Across all these fields, a single, unifying theme emerges. We achieve more robust, scalable, and verifiable "randomness" by embracing a powerful form of determinism. The trick is to thoughtfully construct a unique name—a counter—for every distinct random draw required in the entire space-time of the simulation. This name could be a simple integer for a 1D loop, a linearized pair for a 2D grid, or a carefully packed 128-bit integer composed of a replica ID, a particle ID, a timestep, and a usage index for a complex physics simulation.

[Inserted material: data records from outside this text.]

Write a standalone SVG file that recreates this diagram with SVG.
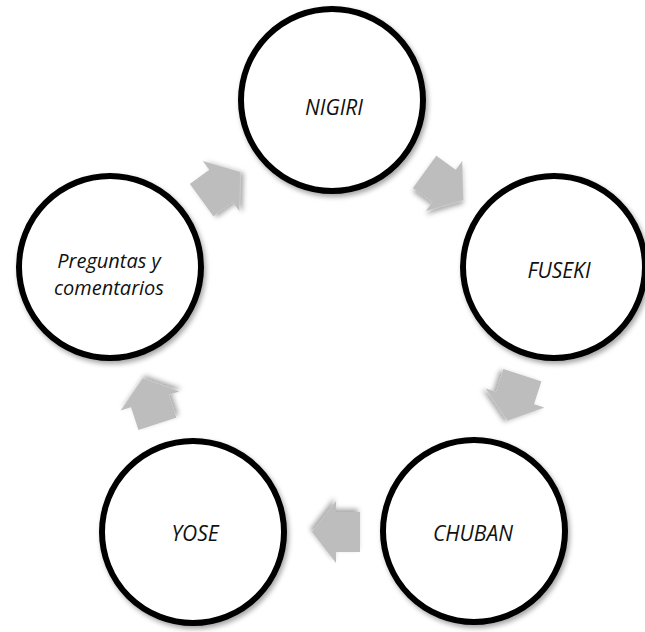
<svg xmlns="http://www.w3.org/2000/svg" width="645" height="632" viewBox="0 0 645 632">
  <defs>
    <filter id="soft-shadow" x="-20%" y="-20%" width="140%" height="140%">
      <feDropShadow dx="2" dy="3" stdDeviation="2.5" flood-color="#000" flood-opacity="0.35"/>
    </filter>
    <!-- block arrow pointing along +x, centred on the origin -->
    <path id="block-arrow" d="M-24,-20 L0,-20 L0,-31 L24,0 L0,31 L0,20 L-24,20 Z"/>
  </defs>
  <style>
    .stage { fill: #ffffff; stroke: #000000; stroke-width: 6; filter: url(#soft-shadow); }
    .label { font-family: "Open Sans", "Liberation Sans", sans-serif; font-style: italic; font-size: 21px; fill: #111111; text-anchor: middle; }
    .label-small { font-size: 20px; }
    .flow { fill: #bdbdbd; filter: url(#soft-shadow); }
  </style>

  <rect width="645" height="632" fill="#ffffff"/>

  <g id="connectors">
    <use href="#block-arrow" class="flow" transform="translate(221,186) rotate(-36)"/>
    <use href="#block-arrow" class="flow" transform="translate(444,186) rotate(36)"/>
    <use href="#block-arrow" class="flow" transform="translate(515,398) rotate(108)"/>
    <use href="#block-arrow" class="flow" transform="translate(336,532) rotate(180)"/>
    <use href="#block-arrow" class="flow" transform="translate(150,401) rotate(252)"/>
  </g>

  <g id="nigiri">
    <circle class="stage" cx="332" cy="100" r="91"/>
    <text class="label" x="334" y="115">NIGIRI</text>
  </g>

  <g id="fuseki">
    <circle class="stage" cx="554" cy="267" r="91"/>
    <text class="label" x="559" y="278">FUSEKI</text>
  </g>

  <g id="chuban">
    <circle class="stage" cx="474" cy="531" r="91"/>
    <text class="label" x="473" y="541">CHUBAN</text>
  </g>

  <g id="yose">
    <circle class="stage" cx="193" cy="532" r="91"/>
    <text class="label" x="195" y="541">YOSE</text>
  </g>

  <g id="preguntas">
    <circle class="stage" cx="110" cy="267" r="91"/>
    <text class="label label-small" x="109" y="268">Preguntas y</text>
    <text class="label label-small" x="109" y="295">comentarios</text>
  </g>
</svg>
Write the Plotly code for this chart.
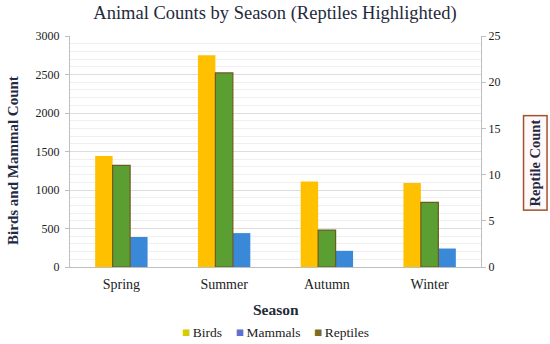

Once this unique name is established, the stateless generator acts as a universal, deterministic oracle, providing the same random number for that name, anytime, anywhere. This is more than a clever hack. It is a change in philosophy, revealing a deep connection between reproducibility, parallelism, and the very structure of our computational models. It is the beauty of finding order and structure in the service of randomness itself.